Its very name may conjure limpid images of mimosas, cotillions and iced lemon teas, but the 155-room Dewberry – named, in fact, after its Atlanta-based real estate magnate owner – channels its Deep South DNA without ever straying into kitsch.

For that, kudos to the Brooklyn- and Charleston-based Workstead for working up with such disciplined brio the interiors of the Mendel Rivers Federal Building in Charleston’s downtown quarter.

Channeling what the designers describe as Southern Modernism, the spaces are dressed with American and European mid-century flourishes.

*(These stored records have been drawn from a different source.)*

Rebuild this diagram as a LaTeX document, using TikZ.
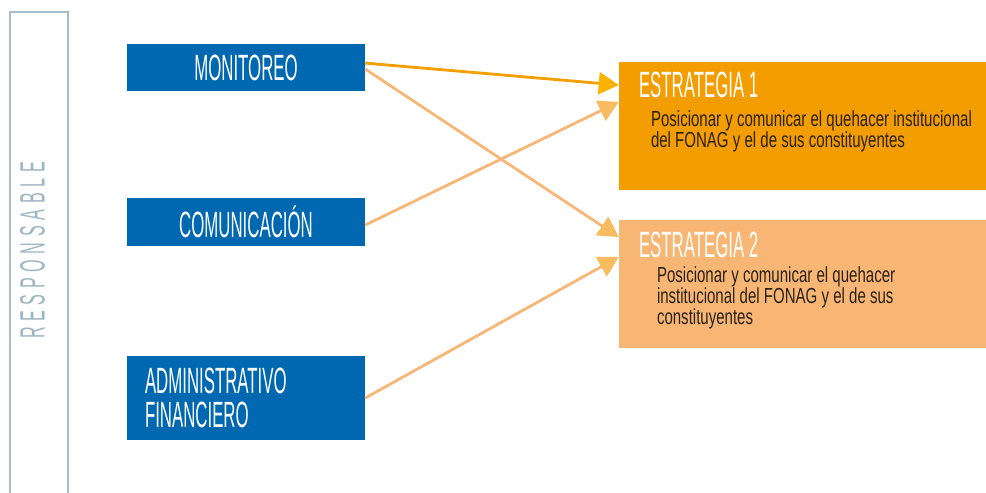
\documentclass[tikz,border=0pt]{standalone}
\usepackage{fontspec}
\setmainfont{Liberation Sans}
\newfontfamily\narrowfont{Liberation Sans}[FakeStretch=0.46]
\newfontfamily\bodyfont{Liberation Sans}[FakeStretch=0.69]
\newfontfamily\spacedfont{Liberation Sans}[FakeStretch=0.46,LetterSpace=16]
\usetikzlibrary{calc,arrows.meta}
\definecolor{areablue}{HTML}{0068B1}
\definecolor{stratone}{HTML}{F39D00}
\definecolor{strattwo}{HTML}{F8B674}
\definecolor{linkdark}{HTML}{F3A000}
\definecolor{tipdark}{HTML}{F9B300}
\definecolor{linklight}{HTML}{F8B777}
\definecolor{tiplight}{HTML}{F8BB5F}
\definecolor{respgray}{HTML}{9DB6C3}
\definecolor{bodytext}{HTML}{2B2118}
\tikzset{
  area/.style={fill=areablue, text=white, minimum width=5.95cm, inner sep=0,
    font=\narrowfont\fontsize{26}{24.5}\selectfont},
  strat/.style={minimum width=9.175cm, minimum height=3.2cm, inner sep=0},
  stitle/.style={anchor=north west, inner sep=0, text=white,
    font=\narrowfont\fontsize{26}{24.5}\selectfont},
  desc/.style={anchor=north west, inner sep=0, align=left, text=bodytext,
    font=\bodyfont\fontsize{15.5}{15}\selectfont},
  link/.style={line width=2pt, color=linklight,
    -{Triangle[length=0.5cm,width=0.55cm,color=tiplight]}},
}

\begin{document}
\begin{tikzpicture}
  \useasboundingbox (0,0) rectangle (24.65,-12.325);
  \draw[respgray!90, line width=1.4pt] (0.25,-12.4) -- (0.25,-0.3) -- (1.7,-0.3) -- (1.7,-12.4);
  \node[rotate=90, text=respgray, inner sep=0, font=\spacedfont\fontsize{25}{25}\selectfont] (resp) at (0.8125,-6.26) {RESPONSABLE};

  \node[area, minimum height=1.175cm] (mon) at (6.15,-1.6875) {MONITOREO};
  \node[area, minimum height=1.2cm] (com) at (6.15,-5.55) {COMUNICACIÓN};
  \node[area, minimum height=2.1cm, text width=5.05cm, inner xsep=0.45cm, align=left] (adm) at (6.15,-9.95) {ADMINISTRATIVO\\FINANCIERO};

  \node[strat, fill=stratone] (est1) at (20.0625,-3.15) {};
  \node[strat, fill=strattwo] (est2) at (20.0625,-7.1) {};
  \node[stitle] (est1t) at ($(est1.north west)+(0.5,-0.25)$) {ESTRATEGIA 1};
  \node[desc] (est1d) at ($(est1.north west)+(0.8,-1.22)$) {Posicionar y comunicar el quehacer institucional\\del FONAG y el de sus constituyentes};
  \node[stitle] (est2t) at ($(est2.north west)+(0.5,-0.3)$) {ESTRATEGIA 2};
  \node[desc] (est2d) at ($(est2.north west)+(0.95,-1.17)$) {Posicionar y comunicar el quehacer\\institucional del FONAG y el de sus\\constituyentes};

  \draw[link] ($(mon.east)+(0,-0.04)$) -- ($(est2.west)+(0,1.175)$);
  \draw[link] ($(com.east)+(0,-0.075)$) -- ($(est1.west)+(0,0.6)$);
  \draw[link] (adm.east) -- ($(est2.west)+(0,0.675)$);
  \draw[link, color=linkdark, -{Triangle[length=0.5cm,width=0.55cm,color=tipdark]}] ($(mon.east)+(0,0.11)$) -- ($(est1.west)+(0,1.025)$);
\end{tikzpicture}
\end{document}
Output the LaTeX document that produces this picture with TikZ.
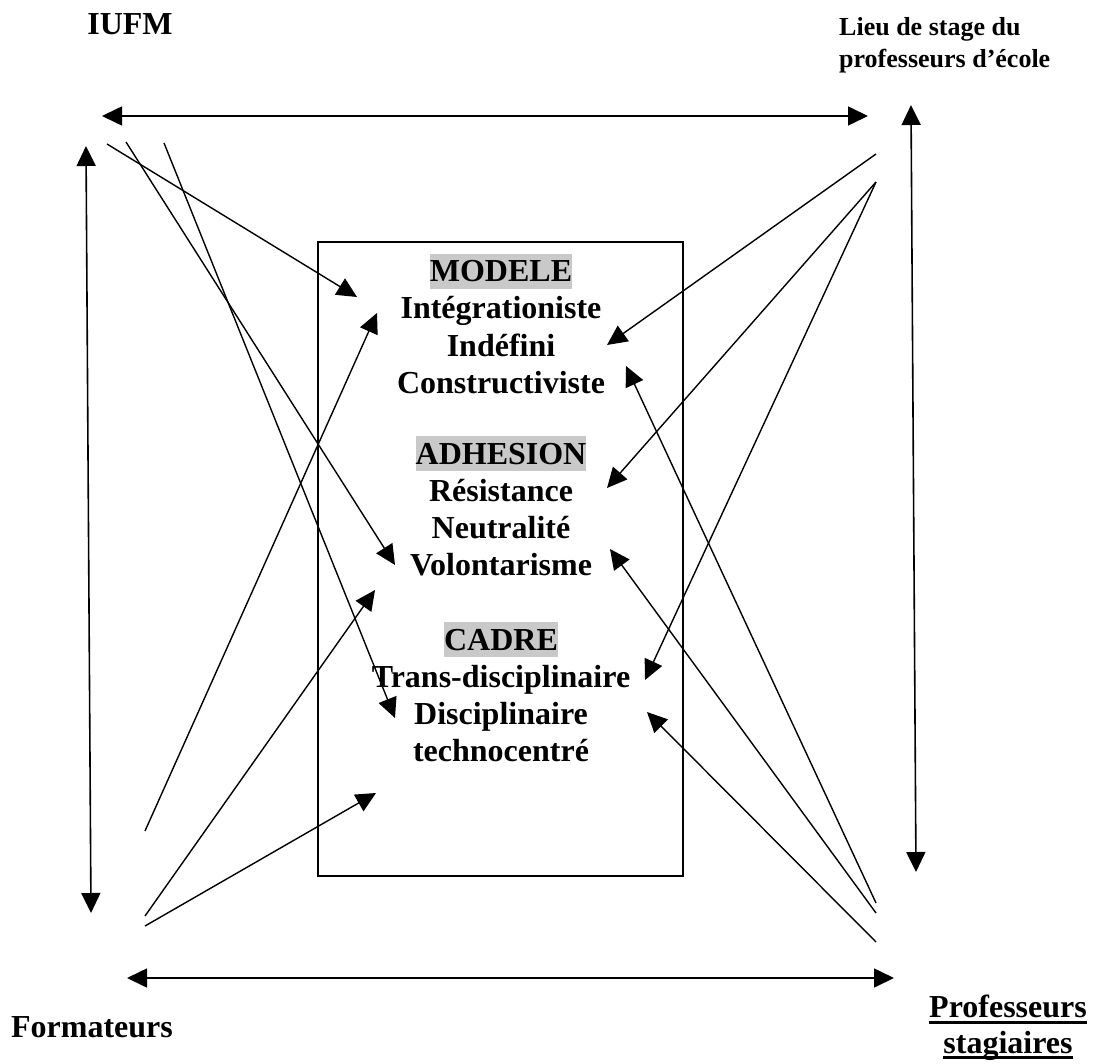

From the armoires in the bedroom, side chars in mohair to caned panelled ceilings, and sofas swathed in washed linen and midnight blue, to scooped plaster ceiling lights and floors salvaged from a tobacco farm in Georgia, the improbable mix is pulled together with considerable brio.

In the main house-restaurant Henrietta’s, Wes Morton sends out a menu that’s as charmingly eclectic as the hotel’s décor, such as steak frites, vast platters of shellfish and Maine mussels, skate wings and lamb curries.

The building, says Workstead’s Robert Highsmith, was, until its spruce up by architect MacMillan Pazdan Smith and Workstead, derided by locals for its severe monolithic modernism. ‘People are coming around to it now.’ They should.